On this server where the accounts are, I run procmail, but over the
weekend the two servers had a lot of "issues".  Mail wasn't properly being
delievered after this.  About 1/2 hour ago, mail was restored and the
queue started empting, only now there's 47 procmail instancies of mine
that seem "hung" and aren't delivering my mail.  I probably have even more
email that procmail hasn't even started processing.

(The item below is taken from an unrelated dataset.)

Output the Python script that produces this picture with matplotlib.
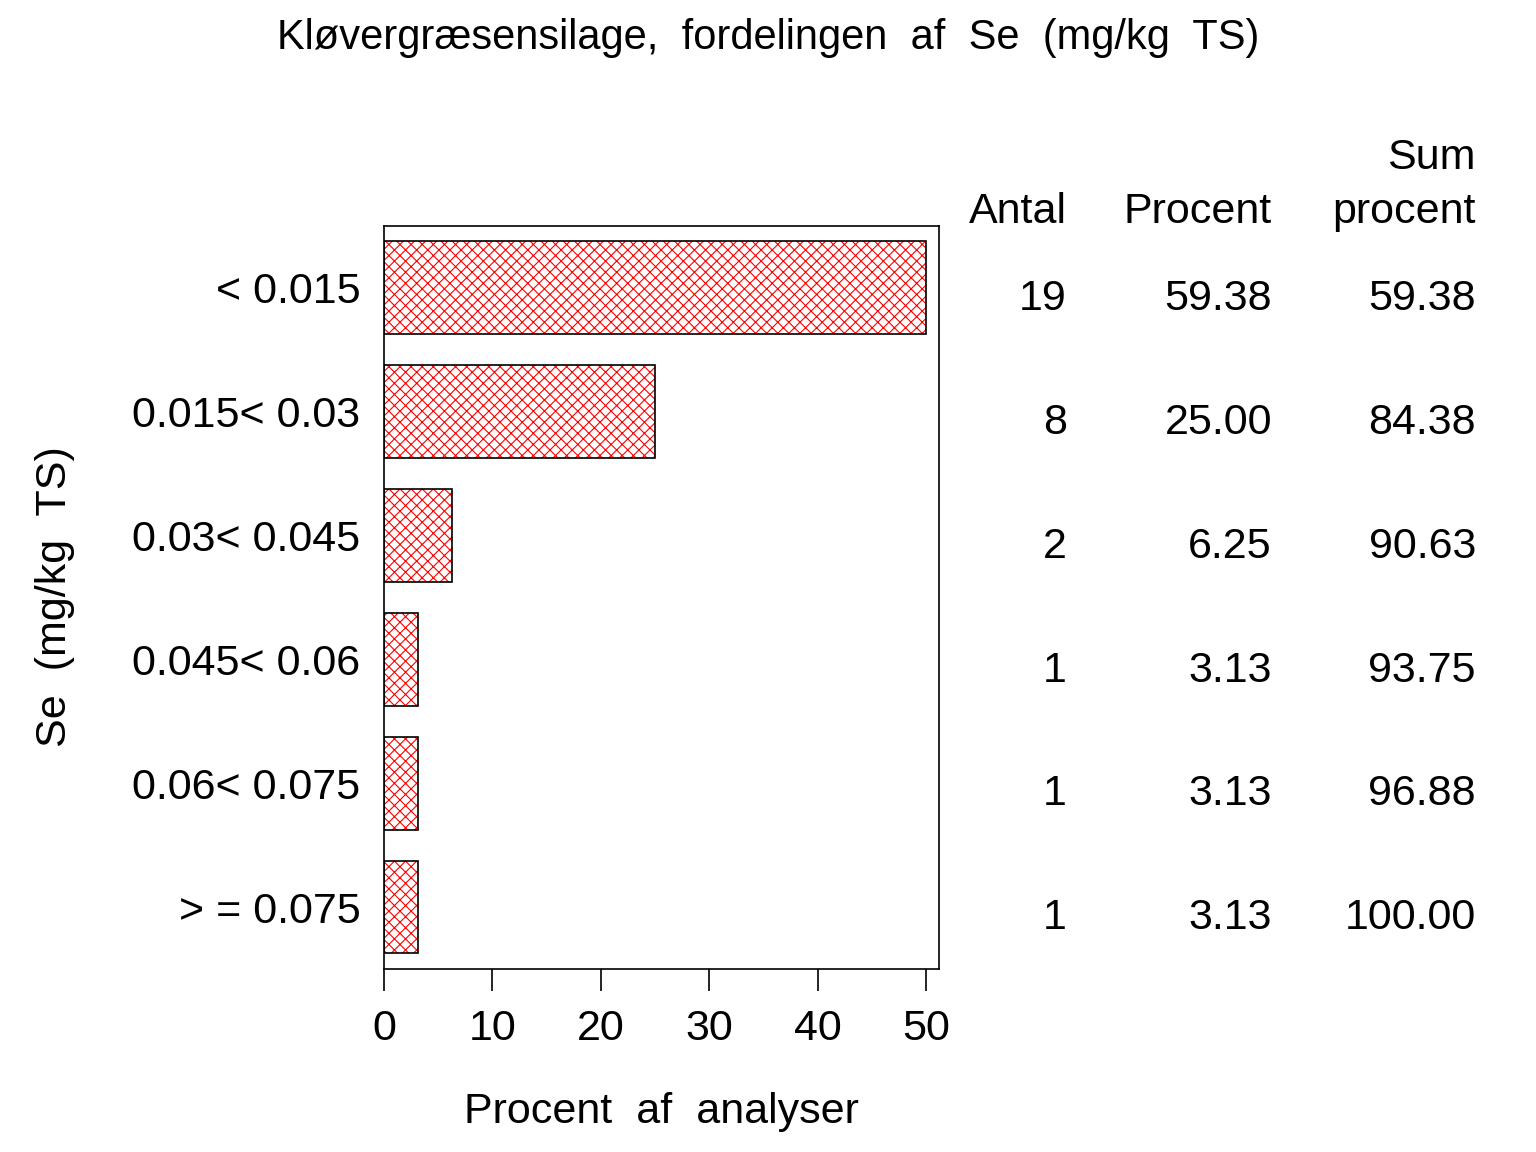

I noticed that there were a bunch of lock files- I figured they were stale
from earlier, so I deleted them.  That didn't seem to help.  What should I
do? Kill the processes? HUP them? It's pretty important that I don't loose
any email.


We've seen a similar situation, I believe.  Here's a simplified version
of what we have:

fileserver - runs NFS only, has home directories and mail spools
mailserver - runs sendmail with local delivery to NFS mounted spools
             via procmail
client     - runs sendmail in queue process mode only, user applications
             read the NFS mounted spool files

There seems to be a bug where locks between the client (running AIX)
and the fileserver (Auspex) get lost.  To completely clear the problem,
we have to:

0) figure out which user account is stuck (look for lots of procmail's
   just hanging out)
1) kill sendmail, all children, and all procmail's on mailserver
2) kill any UMA's on client
3) kill rpc.statd and rpc.lockd on client
4) cp the affected user's spool file to a new file, rm the old file,
   and mv the copy to the original name (spool file now has a new
   inode number so none of the lockd's can believe that they have a
   lock for it)
5) restart rpc.statd and rpc.lockd on client
6) restart sendmail on mailserver

Fortunately, this doesn't happen too often as it is a real pain.  Mail
delivery can stop if enough procmail's accumulate, people get upset,
we do steps 0 through 6, the queues have to flush, and calm returns.

I would like to have an alarm timer around the procmail locking calls
so that the lock attempt would only block for a limited time.  If the
lock attempt fails, the mail could be requeued, and (even better) log
a warning.  Does anyone know if something like this is possible with
the current code?

-- 
Keith Pyle
Systems/Network Engineering
Motorola Somerset PowerPC Design Center
keith(_at_)ibmoto(_dot_)com